Hatsune Miku – Two-Faced Lovers
Miku is sounding very high-pitched, but I like the melody. This song was created by wowaka who also created “World’s End Dancehall” and “Rolling Girl”.
The above songs are my favourite or ‘most notable to me’ vocaloid songs, but there are several more out there that I have added to my Youtube or Nico Video favourites list.
I’ve been reading up on the background, inspiration and meaning of these songs, but most of them are described as being “vague and open to interpretation”. There are a few songs where I like them for their meaning and lyrics, but in general I like these songs for their melody. Would the songs sound better if they had been sung by human singers? I haven’t listened to many human covers of vocaloid music, but it varies depending on the singer. Some are quite good and come close to sounding better than the vocaloid, but some just don’t work and sound worse. It could also be bias due to being used to the sound of the vocaloid’s singing.

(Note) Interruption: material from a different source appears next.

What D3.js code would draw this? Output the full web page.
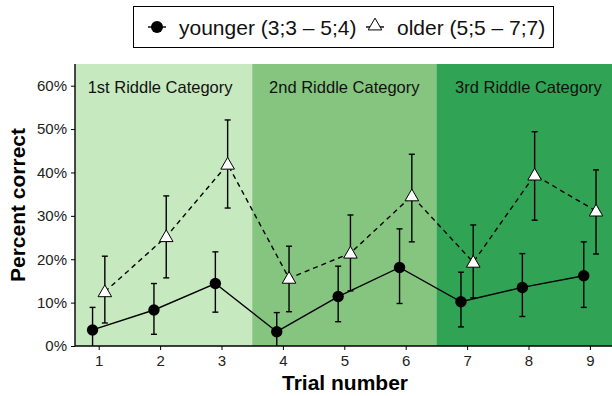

What I have also noticed is that like any other instrument, the skill of the user is the greatest factor in determining a good song. Just as mankind has progressively developed machines that can do tasks faster and better than humans, vocaloids have also been developed to sound better and more natural (as long as you know how to tweak the software to do that). We are probably still years away from a singing voice synthesiser that can be indistinguishable from a human singing voice, but I don’t think that is the point of vocaloids, at least not the character series of vocaloids. I don’t see them as replacements for human singers, rather they are more like a new instrument used in the creation of music. While I am very late to the vocaloid bandwagon, I think some songs are just made for vocaloids, and would not have the same meaning or impact if it had been sung by a human singer.